The Strand Theater (briefly called the Newmar Theater) was a nearly 1,000-seat movie theater located at 1913-1915 2nd Avenue North. It was constructed in 1914-1915 by T. S. Abernathy at a cost of $35,000. It closed in 1962 and was demolished a year later.

The Strand was built on the site of the former Steele-Smith Dry Goods Company store, which had been destroyed by fire a year before. The 50-foot wide building combined two storefront lots. Abernathy erected thick concrete walls between the side aisles and auditorium on each side. The walls were spanned by large steel beams, eliminating any columns to obstruct views. Narrow rows of mezzanine-level seats were cantilevered from the side walls and a balcony spanned the rear of the room.

The exterior was grander than most contemporary theaters. Its Italian Renaissance styling followed the precedent of New York's Strand Theatre, which opened on Broadway the previous year. The brick facade featured a central bas-relief and prominent urns on its shaped parapet, supported on a projecting cornice supported on a row of brackets forming an arcaded frieze. Below was a mosaic tile panel with the name of the theater, flanked by windows. On the ground floor the central recessed entrance had retail tenants to either side. A tall vertical neon sign was installed above the ornate marquee, studded with lights.

When the theater opened on September 30, 1915, it was operated by S. A. Lynch Enterprises of Asheville, North Carolina as part of one of the first large cinema chains, a regional distributor for W. W. Hodkinson's Paramount Pictures. The owners also expected to exhibit pictures from Triangle and D. W. Griffith. By 1916 the theater was advertising Paramount and Triangle films along with daily organ concerts and Broadway shows (priced at 10 and 20 cents). Rienzi Thomas was hired to conduct its 8-piece house orchestra and George Hamrick served as the organist until 1919.

The Strand survived the break-up of the Triangle Film Corporation, in which Lynch had become a partner. It prospered as Birmingham's finest silent movie house as Lynch solidified his distribution empire under the Southern Enterprises banner before selling out to Paramount in 1922. Several silent film stars, including Francis X. Bushman, Douglas McClean and Walter Hiers, made appearances at the theater. A larger stage was hastily constructed for an in-person appearance by Clara Kimball Young. The 1926 feature Men of Steel, filmed in Ensley, showed at the Strand following its world premiere at Ensley's Franklin Theatre. The Strand also hosted a revival of D. W. Griffith's The Birth of a Nation.

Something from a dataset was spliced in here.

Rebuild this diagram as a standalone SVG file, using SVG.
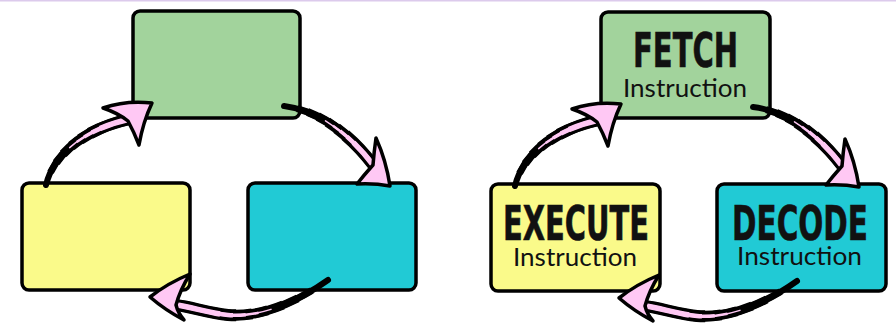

Richard Kennedy became manager in 1920. He purchased a 2-manual, 6-rank theater organ (Wurlitzer Opus 588) that had been built in 1922 and repossessed from Cohen's Theatre in New York City. The new organ's many effects, including percussion sounds, simulated bird songs, horse hooves, auto horns, police sirens, ocean surf, machine guns and steamboat whistles, lent color to the exhibition of silent films.

Kennedy later oversaw the introduction of "talkies". The first of those, The Jazz Singer with Al Jolson, had its Birmingham premiere at the Strand on May 4, 1928 and ran for 13 weeks. The late 1927 opening of the much larger and more sumptuous Alabama Theatre cost the Strand its pre-eminence as Paramount's first-run screen. Meanwhile, the Great Depression cut deeply into returns and the combined chain filed for bankruptcy in 1935. The Strand's best run in the two-year period beginning in October 1934 was "In Old Kentucky", which took in $4,250 in its 1 1/2 weeks.

In 1948 Newman Waters converted a neighboring theater, the Capitol into a second-run theater call the "Newmar". When it closed a few years later, the Strand took over the name. The Newmar name was removed and the Strand reopened as part of the Acme Theater chain on September 30, 1959 (44 years to the day after it first opened) with a first-run showing of Walt Disney's Darby O'Gill and the Little People.

The theater, then managed by Henry Hury, closed on November 28, 1962 after a showing of Roger Corman's Tower of London starring Vincent Price. The building was purchased by Birmingham Trust National Bank, which demolished it in August 1963 to make room for a new parking deck for its 20th Street office.